For the group of vulnerable families in the RD-Law, the following actions have been taken, in particular:
- A system of school dinner bursaries, through the granting of economic aid or food distribution, to try to guarantee access to food for children in vulnerable situations. The families benefiting from this aid are those with children belonging to the system of infant education, primary education and compulsory secondary education whose Autonomous Communities have granted bursaries or aid for the school dinners during the 2019-2020 academic year.
- Extension of the recognition of periods of isolation or contagion by the COVID-19 as situations assimilated to accidents at work for the purposes of the economic benefit for temporary incapacity of the Social Security system to personnel included in the special regimes for civil servants.
C. Tourism sector
As for the businesses and self-employed who carry out tourism-related activities, which are being seriously damaged by the pandemic, this has been provided for through the RD-Law:
- To strengthen the line of financing managed by the Instituto de Crédito Oficial (ICO), which was created by Royal Decree-Law 12/2019 of 11 October, adopting urgent measures to alleviate the effects of the opening of insolvency proceedings of the Thomas Cook group of companies.
Thus, this line of financing is extended, with an additional EUR 200 million to the EUR 200 million initially planned, to also cover companies and self-employed workers in the Spanish tourism sector (e.g. hotel activities, car and vehicle rental, taxi transport, restaurants, cultural, recreational and entertainment activities, amusement parks.
- Reduction, from 1 January 2020 to 31 December 2020, of 50% of the business contributions to Social Security for common contingencies, as well as for the concepts of joint collection of unemployment, FOGASA and vocational training, for companies in the tourism sector that generate productive activity in the months of February, March, April, May and June and that start or maintain in employment during those months of workers with discontinuous permanent contracts.
D. Self-employed and SMEs
This group, which is particularly sensitive and significant in Spain, is currently undergoing major challenges, which is why the RD-Law provides for the following actions:
- Possibility of deferment of certain tax debts for taxpayers with a volume of transactions not exceeding 6,010,121.04 euros in 2019, provided that the debt does not exceed 30,000 euros and is within the jurisdiction of the State tax administration.

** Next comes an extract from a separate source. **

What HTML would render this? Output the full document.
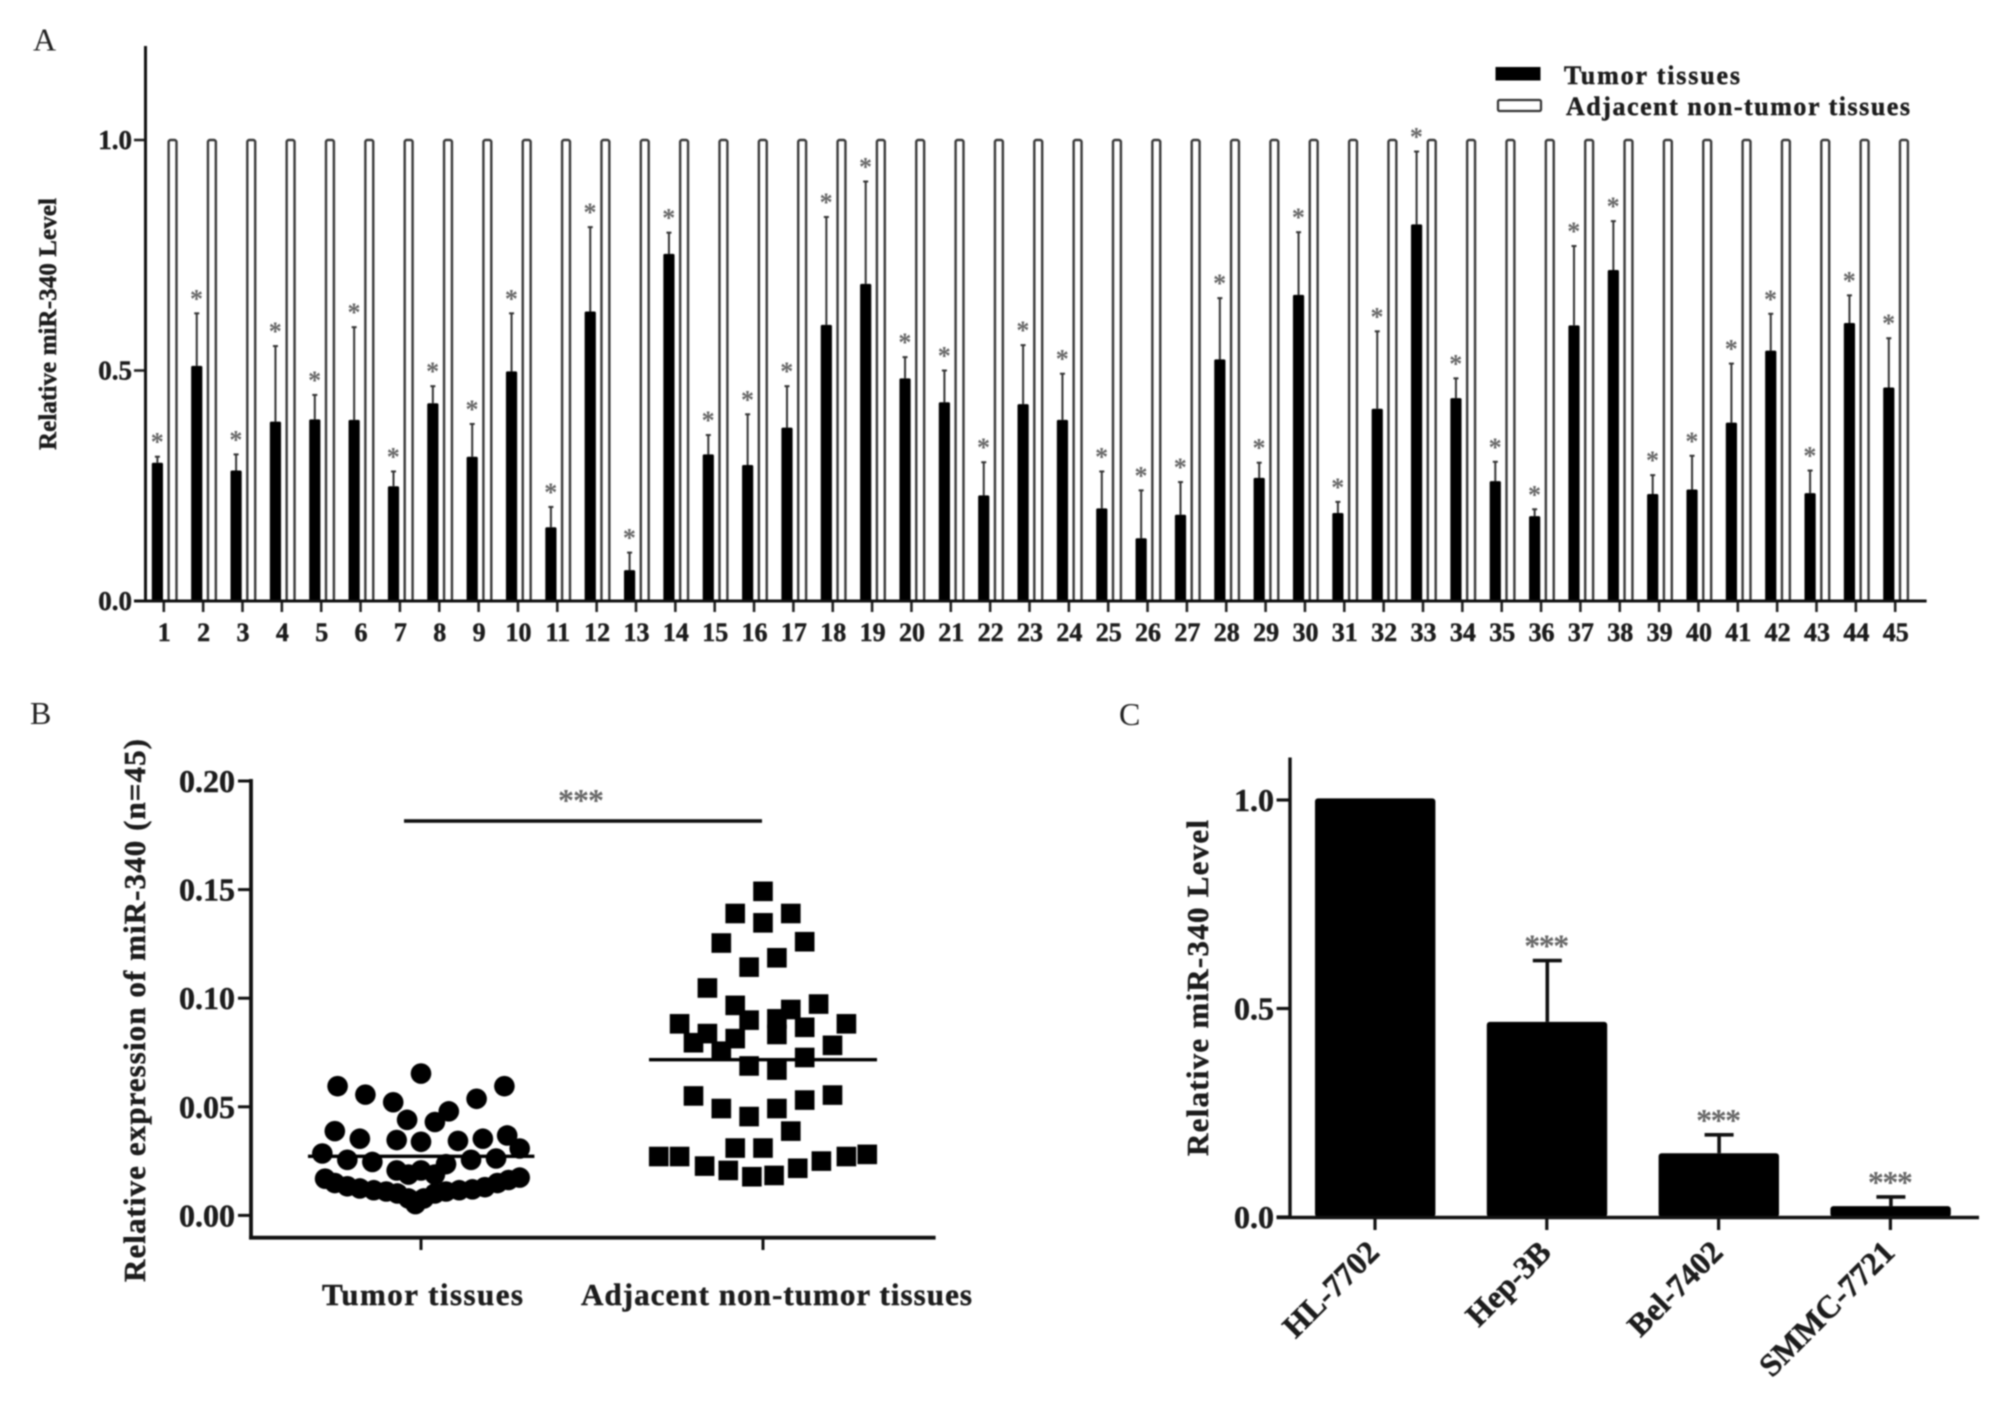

Likewise, it has been foreseen that no default interest will accrue during the first three months.
- Financial support to promote the liquidity of the self-employed and SMEs, by deferring the repayment of loans received through the General Secretariat of Industry and Small and Medium Enterprises.
E. Public administrations
Finally, through the RD-Law, measures are also adopted to promote efficient management by public administrations through:
- Possibility for the General State Administration to resort to emergency procedure (under the terms of article 120 of Law 9/2017, of 8 November, on Public Sector Contracts, which transposes to the Spanish legal system the Directives of the European Parliament and the Council 2014/23/EU and 2014/24/EU, of 26 February 2014) for the procurement of goods or services needed to address the COVID-19 crisis.
- Possibility that the Ministry of Finance makes credit transfers between different budget sections to strengthen the financing of health policy by the State.
The measures established in the RD-Law came into force on 13 March 2020, the date on which it was published in the BOE, and it is planned that it will remain in force as long as the Spanish government considers that the extraordinary circumstances that led to its approval persist.